Der Türkei sollen beim Gipfel konkrete Belohnungen für eine weitere Deeskalation des Erdgasstreits im östlichen Mittelmeer in Aussicht gestellt werden. Nach dem jüngsten Entwurf für die Abschlusserklärung könnte der EU-Ministerrat in Kürze mit der Vorbereitung von Verhandlungen über eine ausgeweitete Zollunion mit der Türkei beginnen. Zudem sollen unter anderem Möglichkeiten ausgelotet werden, wie die Mobilität und direkte persönliche Kontakte zwischen Türken und EU-Bürgern gefördert werden könnten. Die Türkei fordert seit langem ohne Erfolg, dass alle Türken ohne Visum in EU-Staaten reisen dürfen.

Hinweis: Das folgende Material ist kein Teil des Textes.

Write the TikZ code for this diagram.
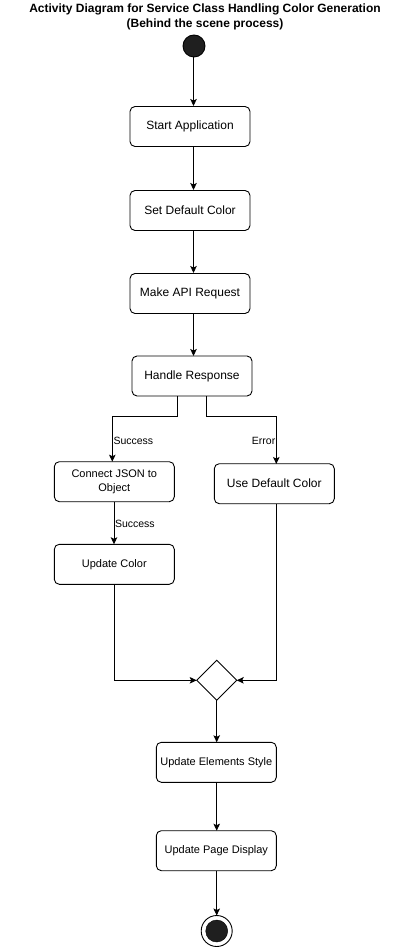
\documentclass[tikz,border=0pt]{standalone}
\usepackage{fontspec}
\setmainfont{Liberation Sans}
\usetikzlibrary{arrows.meta,shapes.geometric}
\begin{document}
\begin{tikzpicture}[x=1pt,y=-1pt,
  every node/.style={inner sep=0pt,outer sep=0pt},
  act/.style={draw,rounded corners=5pt,minimum width=120pt,minimum height=40pt,align=center,line width=0.9pt,font=\fontsize{12}{14}\selectfont},
  acts/.style={act,font=\fontsize{11}{14.5}\selectfont},
  lbl/.style={font=\fontsize{10.5}{12}\selectfont},
  flow/.style={line width=0.9pt,-{Stealth[length=7pt,width=6.5pt,inset=1.5pt]}}]
\useasboundingbox (0,0) rectangle (410,949);
\node[font=\bfseries\fontsize{12}{15}\selectfont,align=center] (title) at (205,16.5) {Activity Diagram for Service Class Handling Color Generation\\(Behind the scene process)};
\node[circle,fill=black!88,draw=black,line width=0.9pt,minimum size=22pt] (start) at (194,46) {};
\node[act] (app) at (190,126.5) {Start Application};
\node[act] (def) at (190,210.5) {Set Default Color};
\node[act] (api) at (190,293.5) {Make API Request};
\node[act] (resp) at (192,376) {Handle Response};
\node[acts] (json) at (114.3,481.7) {Connect JSON to\\Object};
\node[act] (usedef) at (274.3,483.7) {Use Default Color};
\node[acts] (upd) at (114.3,564.3) {Update Color};
\node[diamond,draw,line width=0.9pt,minimum width=40pt,minimum height=40pt] (merge) at (216.7,680.3) {};
\node[acts] (elem) at (216.3,762.3) {Update Elements Style};
\node[acts] (page) at (216.3,850.7) {Update Page Display};
\node[circle,draw,line width=0.9pt,minimum size=31pt] (endo) at (216.7,931) {};
\node[circle,fill=black!88,draw=black,minimum size=22pt] (endi) at (216.7,931) {};
\coordinate (sL) at (193.5,57);
\coordinate (sLe) at (193.5,106);
\draw[flow] (start.south -| sL) -- (sLe);
\draw[flow] (193.5,147) coordinate (a1) -- (193.5,190) coordinate (a2);
\draw[flow] (193.5,231) coordinate (b1) -- (193.5,273) coordinate (b2);
\draw[flow] (193.5,314) coordinate (c1) -- (193.5,356) coordinate (c2);
\coordinate (rl) at (177.3,396);
\coordinate (rr) at (206.3,396);
\draw[flow] (rl) |- (112.3,416) -- (112.3,461.7);
\draw[flow] (rr) |- (276.3,416) -- (276.3,464);
\node[lbl,anchor=west] (ls) at (113.5,441) {Success};
\node[lbl,anchor=east] (le) at (275.3,440.5) {Error};
\draw[flow] (114,501.7) coordinate (j1) -- (114,544.3) coordinate (j2);
\node[lbl,anchor=west] (ls2) at (115,524) {Success};
\draw[flow] (114,584.3) |- (merge.west);
\draw[flow] (276.3,503.7) |- (merge.east);
\draw[flow] (merge.south) -- (elem.north -| merge.south);
\draw[flow] (216.7,782.3) coordinate (e1) -- (216.7,830.7) coordinate (e2);
\draw[flow] (216.7,870.7) coordinate (p1) -- (endo.north);
\end{tikzpicture}
\end{document}
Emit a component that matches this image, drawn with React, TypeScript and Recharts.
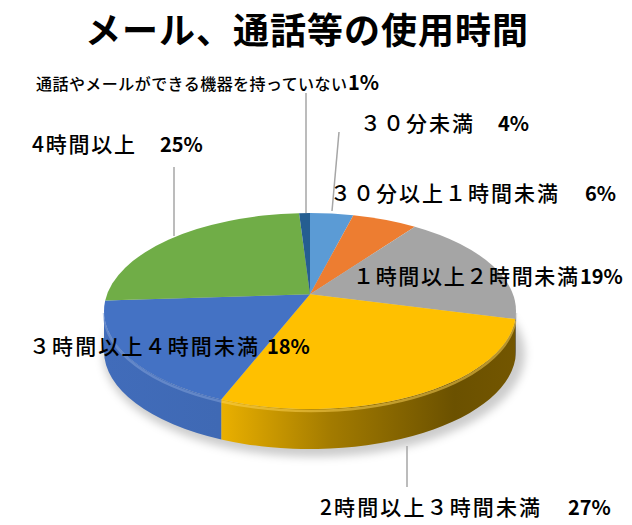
import React from 'react';
import { PieChart, Pie } from 'recharts';

const title = 'メール、通話等の使用時間';
const categories = [
  '３０分未満',
  '３０分以上１時間未満',
  '１時間以上２時間未満',
  '2時間以上３時間未満',
  '３時間以上４時間未満',
  '4時間以上',
  '通話やメールができる機器を持っていない',
];
const percents = [4, 6, 19, 27, 18, 25, 1];
const percentLabels = ['4%', '6%', '19%', '27%', '18%', '25%', '1%'];

const COLORS = ['#5B9BD5', '#ED7D31', '#A5A5A5', '#FFC000', '#4472C4', '#70AD47', '#255E91'];

// label layout (positions only)
const LABEL_LAYOUT = [
  { jx: 360, jy: 131, jw: 113, js: 21, nx: 498, ns: 20, line: [339, 132, 332, 211] },
  { jx: 330, jy: 201, jw: 228, js: 21, nx: 585, ns: 20, line: null },
  { jx: 353, jy: 284, jw: 225, js: 21, nx: 580, ns: 20, line: null },
  { jx: 320, jy: 515, jw: 220, js: 21, nx: 568, ns: 20, line: [407, 446, 407, 487] },
  { jx: 29, jy: 354, jw: 229, js: 21, nx: 267, ns: 20, line: null },
  { jx: 32, jy: 152, jw: 103, js: 21, nx: 160, ns: 20, line: [174, 167, 174, 236] },
  { jx: 36, jy: 90, jw: 311, js: 16, nx: 348, ns: 20, line: [306, 93, 306, 213] },
];

const data = categories.map((name, i) => ({ name, value: percents[i] }));

const W = 632;
const H = 525;
const CX = 310;
const CY = 311;
const R = 206;
const K = 98 / 206;
const DEPTH = 40;
const V = 0.17; // perspective shift of the pie centre toward the back
const ALPHA = (Math.asin(V) * 180) / Math.PI;

const JP_FONT = '"Noto Sans CJK JP", "Noto Sans", sans-serif';

function norm(a: number): [number, number] {
  const rad = (a * Math.PI) / 180;
  const c = Math.cos(rad);
  const s = Math.sin(rad);
  const den = 1 + V * s;
  return [(c * Math.sqrt(1 - V * V)) / den, (s + V) / den];
}

function pt(cx: number, cy: number, r: number, a: number, dy = 0): [number, number] {
  const [xn, yn] = norm(a);
  return [cx + r * xn, cy - r * K * yn + dy];
}

function phi(a: number): number {
  const [xn, yn] = norm(a);
  return (Math.atan2(yn, xn) * 180) / Math.PI;
}

function shade(hex: string, f: number): string {
  const n = parseInt(hex.slice(1), 16);
  const r = Math.round(((n >> 16) & 255) * f);
  const g = Math.round(((n >> 8) & 255) * f);
  const b = Math.round((n & 255) * f);
  const c = (v: number) => Math.max(0, Math.min(255, v)).toString(16).padStart(2, '0');
  return `#${c(r)}${c(g)}${c(b)}`;
}

function lighten(hex: string, t: number): string {
  const n = parseInt(hex.slice(1), 16);
  const mix = (v: number) => Math.round(v + (255 - v) * t);
  const r = mix((n >> 16) & 255);
  const g = mix((n >> 8) & 255);
  const b = mix(n & 255);
  const c = (v: number) => v.toString(16).padStart(2, '0');
  return `#${c(r)}${c(g)}${c(b)}`;
}

const renderSide = (props: any) => {
  const { cx, cy, outerRadius, startAngle, endAngle, index } = props;
  const hi = Math.max(startAngle, endAngle);
  const lo = Math.min(startAngle, endAngle);
  const a = Math.max(lo, -180 + ALPHA);
  const b = Math.min(hi, -ALPHA);
  const ry = outerRadius * K;
  let side = null;
  let rim = null;
  if (b > a) {
    const [x1, y1] = pt(cx, cy, outerRadius, b);
    const [x2, y2] = pt(cx, cy, outerRadius, a);
    const [x3, y3] = pt(cx, cy, outerRadius, a, DEPTH);
    const [x4, y4] = pt(cx, cy, outerRadius, b, DEPTH);
    const d = `M${x1},${y1} A${outerRadius},${ry} 0 0 1 ${x2},${y2} L${x3},${y3} A${outerRadius},${ry} 0 0 0 ${x4},${y4} Z`;
    side = <path d={d} fill={`url(#sideGrad${index})`} stroke="none" />;
    const rd = `M${x1},${y1 + 2} A${outerRadius},${ry} 0 0 1 ${x2},${y2 + 2}`;
    rim = <path d={rd} fill="none" stroke={lighten(COLORS[index], 0.35)} strokeOpacity={0.5} strokeWidth={2.5} />;
  }
  return (
    <g key={`side-${index}`}>
      {index === 0 && (
        <g>
          <defs>
            <filter id="pieShadow" x="-20%" y="-20%" width="140%" height="140%">
              <feGaussianBlur stdDeviation="4" />
            </filter>
            {COLORS.map((c, i) => (
              <linearGradient
                key={i}
                id={`sideGrad${i}`}
                gradientUnits="userSpaceOnUse"
                x1={cx - outerRadius}
                y1={0}
                x2={cx + outerRadius}
                y2={0}
              >
                <stop offset="0" stopColor={shade(c, 0.95)} />
                <stop offset="0.28" stopColor={shade(c, 0.92)} />
                <stop offset="0.55" stopColor={shade(c, 0.64)} />
                <stop offset="0.85" stopColor={shade(c, 0.42)} />
                <stop offset="1" stopColor={shade(c, 0.45)} />
              </linearGradient>
            ))}
          </defs>
          <ellipse
            cx={cx + 4}
            cy={cy + DEPTH + 3}
            rx={outerRadius + 5}
            ry={ry + 5}
            fill="#000"
            fillOpacity={0.2}
            filter="url(#pieShadow)"
          />
        </g>
      )}
      {side}
      {rim}
    </g>
  );
};

const renderTop = (props: any) => {
  const { cx, cy, outerRadius, startAngle, endAngle, index } = props;
  const hi = Math.max(startAngle, endAngle);
  const lo = Math.min(startAngle, endAngle);
  const ry = outerRadius * K;
  const [x1, y1] = pt(cx, cy, outerRadius, hi);
  const [x2, y2] = pt(cx, cy, outerRadius, lo);
  const ext = (((phi(hi) - phi(lo)) % 360) + 360) % 360;
  const large = ext > 180 ? 1 : 0;
  const vx = cx;
  const vy = cy - V * ry;
  const d = `M${vx},${vy} L${x1},${y1} A${outerRadius},${ry} 0 ${large} 1 ${x2},${y2} Z`;
  return <path key={`top-${index}`} d={d} fill={COLORS[index]} stroke="none" />;
};

const renderLabel = (props: any) => {
  const { index } = props;
  const L = LABEL_LAYOUT[index];
  return (
    <g key={`lab-${index}`}>
      {L.line && (
        <line x1={L.line[0]} y1={L.line[1]} x2={L.line[2]} y2={L.line[3]} stroke="#A6A6A6" strokeWidth={1.5} />
      )}
      <text
        x={L.jx}
        y={L.jy}
        fontFamily={JP_FONT}
        fontSize={L.js}
        fontWeight={500}
        fill="#000"
        textLength={L.jw}
        lengthAdjust="spacing"
      >
        {categories[index]}
      </text>
      <text x={L.nx} y={L.jy} fontFamily={JP_FONT} fontSize={L.ns} fontWeight={700} fill="#000">
        {percentLabels[index]}
      </text>
    </g>
  );
};

export default function App() {
  return (
    <div style={{ position: 'absolute', left: 0, top: 0, width: W, height: H, background: '#fff' }}>
      <PieChart width={W} height={H} margin={{ top: 0, right: 0, bottom: 0, left: 0 }}>
        <Pie
          data={data}
          dataKey="value"
          nameKey="name"
          cx={CX}
          cy={CY}
          outerRadius={R}
          startAngle={90}
          endAngle={-270}
          fill="none"
          stroke="none"
          isAnimationActive={false}
          labelLine={false}
          label={renderSide}
        />
        <Pie
          data={data}
          dataKey="value"
          nameKey="name"
          cx={CX}
          cy={CY}
          outerRadius={R}
          startAngle={90}
          endAngle={-270}
          fill="none"
          stroke="none"
          isAnimationActive={false}
          labelLine={false}
          label={renderTop}
        />
        <Pie
          data={data}
          dataKey="value"
          nameKey="name"
          cx={CX}
          cy={CY}
          outerRadius={R}
          startAngle={90}
          endAngle={-270}
          fill="none"
          stroke="none"
          isAnimationActive={false}
          labelLine={false}
          label={renderLabel}
        />
      </PieChart>
      <svg
        width={W}
        height={60}
        style={{ position: 'absolute', left: 0, top: 0, pointerEvents: 'none' }}
      >
        <text
          x={85}
          y={44}
          fontFamily={JP_FONT}
          fontSize={36}
          fontWeight={700}
          fill="#000"
          textLength={443}
          lengthAdjust="spacing"
        >
          {title}
        </text>
      </svg>
    </div>
  );
}
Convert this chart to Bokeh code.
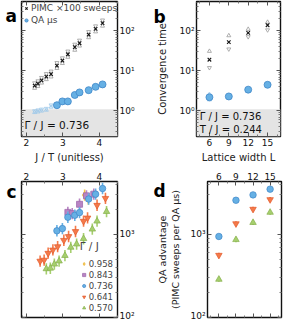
from bokeh.plotting import figure
from bokeh.models import (LogAxis, LinearAxis, FixedTicker, BoxAnnotation, Label,
                          Legend, LegendItem, Range1d)
from bokeh.layouts import row, column
from bokeh.embed import file_html
from bokeh.resources import INLINE

# ---------------- data ----------------
# panel a (Gamma/J = 0.736), x = J/T
a_x = [2.23, 2.32, 2.42, 2.55, 2.68, 2.84, 2.99, 3.14, 3.33, 3.46, 3.71, 3.90, 4.09]
a_pimc = [4.3, 4.8, 5.8, 7.2, 8.3, 13.6, 18, 26, 39, 49, 80, 112, 155]
a_pimc_hi = [5.0, 5.6, 6.8, 8.5, 9.8, 16, 21, 31, 46, 58, 95, 132, 185]
a_pimc_lo = [3.7, 4.1, 5.0, 6.1, 7.1, 11.6, 15.4, 22, 33, 42, 68, 95, 132]
a_qa_x = [2.84, 2.99, 3.14, 3.33, 3.46, 3.71, 3.90, 4.09]
a_qa = [1.39, 1.73, 1.73, 2.5, 2.9, 3.3, 4.0, 4.6]
a_qa_faint_x = [2.23, 2.32, 2.42, 2.55, 2.68]
a_qa_faint_hi = [1.0, 1.05, 1.1, 1.15, 1.4]
a_qa_faint_lo = [0.92, 0.95, 1.0, 1.05, 1.25]

# panel b (Gamma/J = 0.736, T/J = 0.244), x = lattice width L
b_L = [6, 9, 12, 15]
b_pimc = [19, 52, 89, 138]
b_pimc_hi = [31, 76, 110, 165]
b_pimc_lo = [12, 35, 71, 105]
b_qa = [2.2, 2.3, 3.4, 4.5]
b_qa_faint_L = [6, 6]
b_qa_faint = [2.6, 1.9]

# panel c: QA advantage vs J/T for several Gamma/J
c_x_958 = [3.60, 3.70]
c_y_958 = [2950, 2650]
c_x_843 = [3.14, 3.26, 3.46, 3.65, 3.85]
c_y_843 = [1830, 1770, 2290, 2890, 3030]
c_x_736 = [2.84, 2.99, 3.14, 3.33, 3.46, 3.71, 3.90, 4.09]
c_y_736 = [1100, 1170, 1600, 1690, 1820, 2650, 3030, 3540]
c_x_641 = [2.38, 2.49, 2.60, 2.73, 2.86, 3.03, 3.16, 3.35, 3.57, 3.68, 3.94, 4.17]
c_y_641 = [476, 489, 592, 648, 710, 846, 940, 1080, 1435, 1570, 2230, 2700]
c_x_570 = [2.55, 2.66, 2.77, 2.90, 3.06, 3.22, 3.38, 3.57, 3.81, 3.94, 4.20]
c_y_570 = [384, 390, 437, 476, 554, 696, 761, 884, 1150, 1435, 1870]

# panel d: QA advantage vs L
d_L = [6, 9, 12, 15]
d_736 = [940, 2560, 2970, 3480]
d_641 = [560, 1340, 2000, 2610]
d_570 = [287, 860, 1380, 1830]

gamma_labels = ["0.958", "0.843", "0.736", "0.641", "0.570"]

# ---------------- style ----------------
FONT = "DejaVu Sans"
TICK_FS = "9px"
LAB_FS = "10px"
BLUE_F, BLUE_L = "#66b0e4", "#3f86c8"
ORNG_F, ORNG_L = "#f47a4a", "#e25a2c"
GRN_F, GRN_L = "#a6cf6e", "#86b04c"
PURP_F, PURP_L = "#b884c4", "#9a62a8"
YEL_F, YEL_L = "#f7ca4c", "#eab132"
GRAY_BG = "#e4e4e4"

LOG_MINOR = [k * 10.0 ** e for e in range(-1, 4) for k in range(2, 10)]


def style_axis(ax, ticks, minor, overrides=None, show=True):
    ax.ticker = FixedTicker(ticks=ticks, minor_ticks=minor)
    ax.major_tick_in = 4
    ax.major_tick_out = 0
    ax.minor_tick_in = 2
    ax.minor_tick_out = 0
    ax.major_tick_line_color = "#555555"
    ax.minor_tick_line_color = "#777777"
    ax.axis_line_color = None
    ax.major_label_standoff = 2
    ax.major_label_text_font = FONT
    ax.major_label_text_font_size = TICK_FS
    ax.major_label_text_color = "#111111"
    ax.axis_label_text_font = FONT
    ax.axis_label_text_font_size = LAB_FS
    ax.axis_label_text_font_style = "normal"
    ax.axis_label_text_color = "#222222"
    ax.axis_label_standoff = 3
    if overrides:
        ax.major_label_overrides = overrides
    if not show:
        ax.major_label_text_font_size = "0px"
        ax.major_label_text_alpha = 0
        ax.major_label_standoff = 0


def base_fig(w, h, xr, yr, xloc, yloc, borders):
    p = figure(width=w, height=h, x_range=xr, y_range=yr, y_axis_type="log",
               x_axis_location=xloc, y_axis_location=yloc,
               toolbar_location=None, output_backend="svg",
               min_border_left=borders[0], min_border_right=borders[1],
               min_border_top=borders[2], min_border_bottom=borders[3])
    p.grid.visible = False
    p.outline_line_color = "#111111"
    p.outline_line_width = 1.4
    p.background_fill_color = "white"
    p.border_fill_color = "white"
    return p


dec_over = {0.1: "10⁻¹", 1: "10⁰", 10: "10¹", 100: "10²", 1000: "10³"}
jt_ticks = [2, 3, 4]
jt_minor = [1.9, 2.5, 3.5, 4.5]
L_ticks = [6, 9, 12, 15]
L_minor = [4.5, 7.5, 10.5, 13.5, 16.5]


def letter(p, txt, x, y):
    lab = Label(x=x, y=y, x_units="screen", y_units="screen", text=txt,
                text_font=FONT, text_font_style="bold", text_font_size="17px",
                text_color="#000000", text_baseline="alphabetic")
    p.add_layout(lab, "left")


# ---------------- panel a ----------------
pa = base_fig(142, 166, Range1d(1.87, 4.5), Range1d(0.23, 540), "below", "right",
              (21, 25, 1, 30))
style_axis(pa.xaxis[0], jt_ticks, jt_minor)
pa.xaxis[0].axis_label = "J / T (unitless)"
style_axis(pa.yaxis[0], [1, 10, 100], LOG_MINOR, dec_over)
ax = LogAxis(); style_axis(ax, [1, 10, 100], LOG_MINOR, show=False); pa.add_layout(ax, "left")
ax = LinearAxis(); style_axis(ax, jt_ticks, jt_minor, show=False); pa.add_layout(ax, "above")
pa.add_layout(BoxAnnotation(top=1.1, fill_color=GRAY_BG, fill_alpha=1.0, line_color=None,
                            level="underlay"))
pa.scatter(a_x, a_pimc_hi, marker="inverted_triangle", size=4, fill_color=None,
           line_color="#9a9a9a", line_width=0.8)
pa.scatter(a_x, a_pimc_lo, marker="triangle", size=4, fill_color=None,
           line_color="#9a9a9a", line_width=0.8)
r_pimc = pa.scatter(a_x, a_pimc, marker="x", size=5, line_color="#111111", line_width=1.1)
pa.scatter(a_qa_faint_x, a_qa_faint_hi, marker="inverted_triangle", size=4, fill_color=None,
           line_color="#9cc8ea", line_width=0.8)
pa.scatter(a_qa_faint_x, a_qa_faint_lo, marker="triangle", size=4, fill_color=None,
           line_color="#9cc8ea", line_width=0.8)
r_qa = pa.scatter(a_qa_x, a_qa, marker="circle", size=7, fill_color=BLUE_F,
                  line_color=BLUE_L, line_width=0.8)
leg_a = Legend(items=[LegendItem(label="PIMC ×100 sweeps", renderers=[r_pimc]),
                      LegendItem(label="QA μs", renderers=[r_qa])],
               location="top_left", margin=1, padding=1, spacing=0,
               label_text_font=FONT, label_text_font_size="9px", label_height=12,
               glyph_height=12, glyph_width=8, label_standoff=1,
               background_fill_alpha=0, border_line_color=None)
pa.add_layout(leg_a)
pa.add_layout(Label(x=1.95, y=0.45, text="Γ / J = 0.736", text_font=FONT,
                    text_font_size="10.5px", text_baseline="middle", text_color="#111111"))
letter(pa, "a", -5, 121)

# ---------------- panel b ----------------
pb = base_fig(141, 166, Range1d(4, 17), Range1d(0.23, 540), "below", "left",
              (50, 3, 1, 30))
style_axis(pb.xaxis[0], L_ticks, L_minor)
pb.xaxis[0].axis_label = "Lattice width L"
style_axis(pb.yaxis[0], [1, 10, 100], LOG_MINOR, dec_over)
pb.yaxis[0].axis_label = "Convergence time"
pb.yaxis[0].axis_label_standoff = 8
ax = LogAxis(); style_axis(ax, [1, 10, 100], LOG_MINOR, show=False); pb.add_layout(ax, "right")
ax = LinearAxis(); style_axis(ax, L_ticks, L_minor, show=False); pb.add_layout(ax, "above")
pb.add_layout(BoxAnnotation(top=1.1, fill_color=GRAY_BG, fill_alpha=1.0, line_color=None,
                            level="underlay"))
pb.scatter(b_L, b_pimc_hi, marker="triangle", size=4, fill_color=None,
           line_color="#9a9a9a", line_width=0.8)
pb.scatter(b_L, b_pimc_lo, marker="inverted_triangle", size=4, fill_color=None,
           line_color="#9a9a9a", line_width=0.8)
pb.scatter(b_L, b_pimc, marker="x", size=5, line_color="#111111", line_width=1.1)
pb.scatter(b_qa_faint_L, b_qa_faint, marker="triangle", size=4, fill_color=None,
           line_color="#9cc8ea", line_width=0.8)
pb.scatter(b_L, b_qa, marker="circle", size=7, fill_color=BLUE_F, line_color=BLUE_L,
           line_width=0.8)
pb.add_layout(Label(x=4.5, y=0.72, text="Γ / J = 0.736", text_font=FONT,
                    text_font_size="10px", text_baseline="middle", text_color="#111111"))
pb.add_layout(Label(x=4.5, y=0.34, text="T / J = 0.244", text_font=FONT,
                    text_font_size="10px", text_baseline="middle", text_color="#111111"))
letter(pb, "b", 11, 120)

# ---------------- panel c ----------------
pc = base_fig(142, 154, Range1d(1.87, 4.5), Range1d(100, 4300), "above", "right",
              (21, 25, 15, 3))
style_axis(pc.xaxis[0], jt_ticks, jt_minor)
style_axis(pc.yaxis[0], [100, 1000], LOG_MINOR, dec_over)
ax = LogAxis(); style_axis(ax, [100, 1000], LOG_MINOR, show=False); pc.add_layout(ax, "left")
ax = LinearAxis(); style_axis(ax, jt_ticks, jt_minor, show=False); pc.add_layout(ax, "below")

series_c = [
    (c_x_958, c_y_958, "diamond", YEL_F, YEL_L, 7),
    (c_x_843, c_y_843, "square", PURP_F, PURP_L, 6),
    (c_x_736, c_y_736, "circle", BLUE_F, BLUE_L, 6.5),
    (c_x_641, c_y_641, "inverted_triangle", ORNG_F, ORNG_L, 6.5),
    (c_x_570, c_y_570, "triangle", GRN_F, GRN_L, 6.5),
]
c_err = 1.17
leg_items = []
for (xs, ys, mk, fc, lc, sz), lab in zip(series_c, gamma_labels):
    pc.segment(x0=xs, y0=[v / c_err for v in ys], x1=xs, y1=[v * c_err for v in ys],
               line_color=fc, line_width=1.6)
    r = pc.scatter(xs, ys, marker=mk, size=sz, fill_color=fc, line_color=lc, line_width=0.7)
    leg_items.append(LegendItem(label=lab, renderers=[r]))
leg_c = Legend(items=leg_items, location="bottom_right", margin=4, padding=0, spacing=0,
               title="Γ / J", title_text_font=FONT, title_text_font_size="10.5px",
               title_text_font_style="normal", title_standoff=6,
               label_text_font=FONT, label_text_font_size="8.5px", label_height=11,
               glyph_height=11, glyph_width=8, label_standoff=1,
               background_fill_alpha=0, border_line_color=None)
pc.add_layout(leg_c)
letter(pc, "c", -5, 126)

# ---------------- panel d ----------------
pd_ = base_fig(141, 154, Range1d(4, 17), Range1d(100, 4300), "above", "left",
               (51, 2, 15, 3))
style_axis(pd_.xaxis[0], L_ticks, L_minor)
style_axis(pd_.yaxis[0], [100, 1000], LOG_MINOR, dec_over)
pd_.yaxis[0].axis_label = "QA advantage\n(PIMC sweeps per QA μs)"
pd_.yaxis[0].axis_label_text_font_size = "9.5px"
pd_.yaxis[0].axis_label_standoff = 6
ax = LogAxis(); style_axis(ax, [100, 1000], LOG_MINOR, show=False); pd_.add_layout(ax, "right")
ax = LinearAxis(); style_axis(ax, L_ticks, L_minor, show=False); pd_.add_layout(ax, "below")
d_err = 1.07
for ys, mk, fc, lc in [(d_736, "circle", BLUE_F, BLUE_L),
                       (d_641, "inverted_triangle", ORNG_F, ORNG_L),
                       (d_570, "triangle", GRN_F, GRN_L)]:
    pd_.segment(x0=d_L, y0=[v / d_err for v in ys], x1=d_L, y1=[v * d_err for v in ys],
                line_color=fc, line_width=1.6)
    pd_.scatter(d_L, ys, marker=mk, size=6.5, fill_color=fc, line_color=lc, line_width=0.7)
letter(pd_, "d", 11, 127)

layout = column(row(pa, pb), row(pc, pd_))
open("out.html", "w").write(file_html(layout, INLINE))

Mit den geplanten Beschlüssen soll der Türkei ein starker Anreiz gegeben werden, konstruktiv nach einer Lösung von Konflikten mit Griechenland und Zypern zu suchen. Bei ihnen geht es unter anderem um bis vor Kurzem erfolgte türkische Erdgaserkundungen in der Nähe von griechischen Inseln und vor Zypern. In dem Streit hatte die EU der Türkei im vergangenen Dezember scharfe Sanktionen angedroht. Daraufhin beendete das Land die umstrittenen Erdgaserkundungen und signalisierte Gesprächsbereitschaft.
Der Video-Gipfel begann zu Mittag und ist auf zwei Tage angelegt, doch wurde nicht ausgeschlossen, dass man an einem Tag durchkommen könnte. Das ursprünglich geplante physische Treffen in Brüssel war wegen der Pandemie abgesagt worden.